* **Supplied data**:
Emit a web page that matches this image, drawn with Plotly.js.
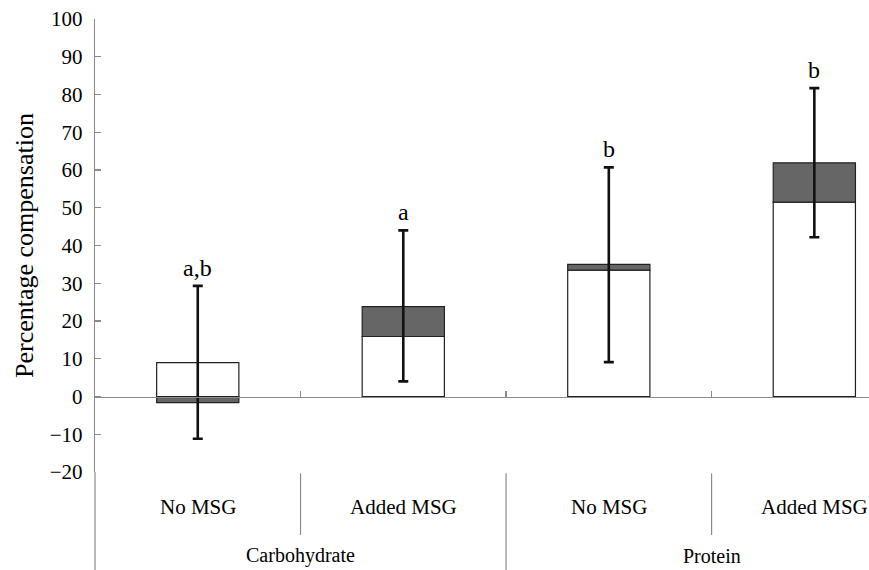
<!DOCTYPE html>
<html>
<head>
<meta charset="utf-8">
<script src="https://cdn.plot.ly/plotly-3.0.1.min.js"></script>
<style>html,body{margin:0;padding:0;background:#fff;}#chart{width:869px;height:570px;}</style>
</head>
<body>
<div id="chart"></div>
<script>
// Data
var subLabels = ["No MSG", "Added MSG", "No MSG", "Added MSG"];
var groupLabels = ["Carbohydrate", "Protein"];
var whiteValues = [9.0, 15.9, 33.5, 51.5];     // lower (open) segment
var grayValues = [-1.6, 7.9, 1.5, 10.4];      // upper (shaded) segment
var errCenter = [9.0, 23.8, 35.0, 61.9];
var errUpper = [29.3, 44.0, 60.7, 81.7];
var errLower = [-11.2, 4.0, 9.1, 42.2];
var sigLetters = ["a,b", "a", "b", "b"];

var xs = subLabels.map(function (_, i) { return i; });
var FONT = "Liberation Serif";
var AXC = "#8a8a8a";

var traces = [
  {
    type: "bar", x: xs, y: whiteValues, width: 0.4,
    marker: { color: "#ffffff", line: { color: "#222222", width: 1.2 } },
    hoverinfo: "skip", showlegend: false
  },
  {
    type: "bar", x: xs, y: grayValues, width: 0.4,
    marker: { color: "#666666", line: { color: "#222222", width: 1.2 } },
    hoverinfo: "skip", showlegend: false
  },
  {
    type: "scatter", mode: "markers", x: xs, y: errCenter,
    marker: { size: 0.1, color: "rgba(0,0,0,0)" },
    error_y: {
      type: "data", symmetric: false,
      array: errUpper.map(function (v, i) { return v - errCenter[i]; }),
      arrayminus: errLower.map(function (v, i) { return errCenter[i] - v; }),
      color: "#111111", thickness: 2.6, width: 5
    },
    hoverinfo: "skip", showlegend: false
  }
];

var annotations = sigLetters.map(function (t, i) {
  return { x: xs[i], y: errUpper[i], xref: "x", yref: "y", text: t, showarrow: false,
    yanchor: "bottom", yshift: 3, font: { family: FONT, size: 24, color: "#000" } };
});
subLabels.forEach(function (t, i) {
  annotations.push({ x: xs[i], y: -0.077, xref: "x", yref: "paper", text: t, showarrow: false,
    yanchor: "middle", font: { family: FONT, size: 21, color: "#000" } });
});
groupLabels.forEach(function (t, g) {
  annotations.push({ x: g * 2 + 0.5, y: -0.185, xref: "x", yref: "paper", text: t, showarrow: false,
    yanchor: "middle", font: { family: FONT, size: 20, color: "#000" } });
});

var shapes = [
  { type: "line", xref: "paper", yref: "paper", x0: 0, x1: 0, y0: 0, y1: -0.22, line: { color: AXC, width: 1.2 } },
  { type: "line", xref: "x", yref: "paper", x0: 0.5, x1: 0.5, y0: -0.003, y1: -0.139, line: { color: AXC, width: 1.2 } },
  { type: "line", xref: "x", yref: "paper", x0: 2.5, x1: 2.5, y0: -0.003, y1: -0.139, line: { color: AXC, width: 1.2 } },
  { type: "line", xref: "x", yref: "paper", x0: 1.5, x1: 1.5, y0: -0.003, y1: -0.22, line: { color: AXC, width: 1.2 } }
];

var layout = {
  width: 869, height: 570,
  margin: { l: 95, r: 0, t: 19, b: 98, pad: 0 },
  paper_bgcolor: "#ffffff", plot_bgcolor: "#ffffff",
  barmode: "relative",
  showlegend: false,
  font: { family: FONT, color: "#000" },
  xaxis: {
    range: [-0.5, 3.266], anchor: "free", position: 20 / 120,
    showline: true, linecolor: AXC, linewidth: 1.2,
    tickvals: [0.5, 1.5, 2.5], ticks: "inside", ticklen: 6, tickcolor: AXC, tickwidth: 1.2,
    showticklabels: false, showgrid: false, zeroline: false, fixedrange: true
  },
  yaxis: {
    range: [-20, 100], tick0: 0, dtick: 10,
    showline: true, linecolor: AXC, linewidth: 1.2,
    ticks: "inside", ticklen: 6, tickcolor: AXC, tickwidth: 1.2,
    tickfont: { family: FONT, size: 21, color: "#000" },
    ticklabelstandoff: 7,
    showgrid: false, zeroline: false,
    title: { text: "Percentage compensation", font: { family: FONT, size: 26, color: "#000" }, standoff: 8 },
    automargin: false, fixedrange: true
  },
  annotations: annotations,
  shapes: shapes
};

Plotly.newPlot("chart", traces, layout, { staticPlot: true, displayModeBar: false });
</script>
</body>
</html>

* **Short problem**:
Transcribe the full listing character for character. Pictures are excluded.

* **Exercise response**:
Emit a web page that matches this image, drawn with Plotly.js.
<!DOCTYPE html>
<html>
<head>
<meta charset="utf-8">
<script src="https://cdn.plot.ly/plotly-3.0.1.min.js"></script>
<style>html,body{margin:0;padding:0;background:#fff;}#chart{width:869px;height:570px;}</style>
</head>
<body>
<div id="chart"></div>
<script>
// Data
var subLabels = ["No MSG", "Added MSG", "No MSG", "Added MSG"];
var groupLabels = ["Carbohydrate", "Protein"];
var whiteValues = [9.0, 15.9, 33.5, 51.5];     // lower (open) segment
var grayValues = [-1.6, 7.9, 1.5, 10.4];      // upper (shaded) segment
var errCenter = [9.0, 23.8, 35.0, 61.9];
var errUpper = [29.3, 44.0, 60.7, 81.7];
var errLower = [-11.2, 4.0, 9.1, 42.2];
var sigLetters = ["a,b", "a", "b", "b"];

var xs = subLabels.map(function (_, i) { return i; });
var FONT = "Liberation Serif";
var AXC = "#8a8a8a";

var traces = [
  {
    type: "bar", x: xs, y: whiteValues, width: 0.4,
    marker: { color: "#ffffff", line: { color: "#222222", width: 1.2 } },
    hoverinfo: "skip", showlegend: false
  },
  {
    type: "bar", x: xs, y: grayValues, width: 0.4,
    marker: { color: "#666666", line: { color: "#222222", width: 1.2 } },
    hoverinfo: "skip", showlegend: false
  },
  {
    type: "scatter", mode: "markers", x: xs, y: errCenter,
    marker: { size: 0.1, color: "rgba(0,0,0,0)" },
    error_y: {
      type: "data", symmetric: false,
      array: errUpper.map(function (v, i) { return v - errCenter[i]; }),
      arrayminus: errLower.map(function (v, i) { return errCenter[i] - v; }),
      color: "#111111", thickness: 2.6, width: 5
    },
    hoverinfo: "skip", showlegend: false
  }
];

var annotations = sigLetters.map(function (t, i) {
  return { x: xs[i], y: errUpper[i], xref: "x", yref: "y", text: t, showarrow: false,
    yanchor: "bottom", yshift: 3, font: { family: FONT, size: 24, color: "#000" } };
});
subLabels.forEach(function (t, i) {
  annotations.push({ x: xs[i], y: -0.077, xref: "x", yref: "paper", text: t, showarrow: false,
    yanchor: "middle", font: { family: FONT, size: 21, color: "#000" } });
});
groupLabels.forEach(function (t, g) {
  annotations.push({ x: g * 2 + 0.5, y: -0.185, xref: "x", yref: "paper", text: t, showarrow: false,
    yanchor: "middle", font: { family: FONT, size: 20, color: "#000" } });
});

var shapes = [
  { type: "line", xref: "paper", yref: "paper", x0: 0, x1: 0, y0: 0, y1: -0.22, line: { color: AXC, width: 1.2 } },
  { type: "line", xref: "x", yref: "paper", x0: 0.5, x1: 0.5, y0: -0.003, y1: -0.139, line: { color: AXC, width: 1.2 } },
  { type: "line", xref: "x", yref: "paper", x0: 2.5, x1: 2.5, y0: -0.003, y1: -0.139, line: { color: AXC, width: 1.2 } },
  { type: "line", xref: "x", yref: "paper", x0: 1.5, x1: 1.5, y0: -0.003, y1: -0.22, line: { color: AXC, width: 1.2 } }
];

var layout = {
  width: 869, height: 570,
  margin: { l: 95, r: 0, t: 19, b: 98, pad: 0 },
  paper_bgcolor: "#ffffff", plot_bgcolor: "#ffffff",
  barmode: "relative",
  showlegend: false,
  font: { family: FONT, color: "#000" },
  xaxis: {
    range: [-0.5, 3.266], anchor: "free", position: 20 / 120,
    showline: true, linecolor: AXC, linewidth: 1.2,
    tickvals: [0.5, 1.5, 2.5], ticks: "inside", ticklen: 6, tickcolor: AXC, tickwidth: 1.2,
    showticklabels: false, showgrid: false, zeroline: false, fixedrange: true
  },
  yaxis: {
    range: [-20, 100], tick0: 0, dtick: 10,
    showline: true, linecolor: AXC, linewidth: 1.2,
    ticks: "inside", ticklen: 6, tickcolor: AXC, tickwidth: 1.2,
    tickfont: { family: FONT, size: 21, color: "#000" },
    ticklabelstandoff: 7,
    showgrid: false, zeroline: false,
    title: { text: "Percentage compensation", font: { family: FONT, size: 26, color: "#000" }, standoff: 8 },
    automargin: false, fixedrange: true
  },
  annotations: annotations,
  shapes: shapes
};

Plotly.newPlot("chart", traces, layout, { staticPlot: true, displayModeBar: false });
</script>
</body>
</html>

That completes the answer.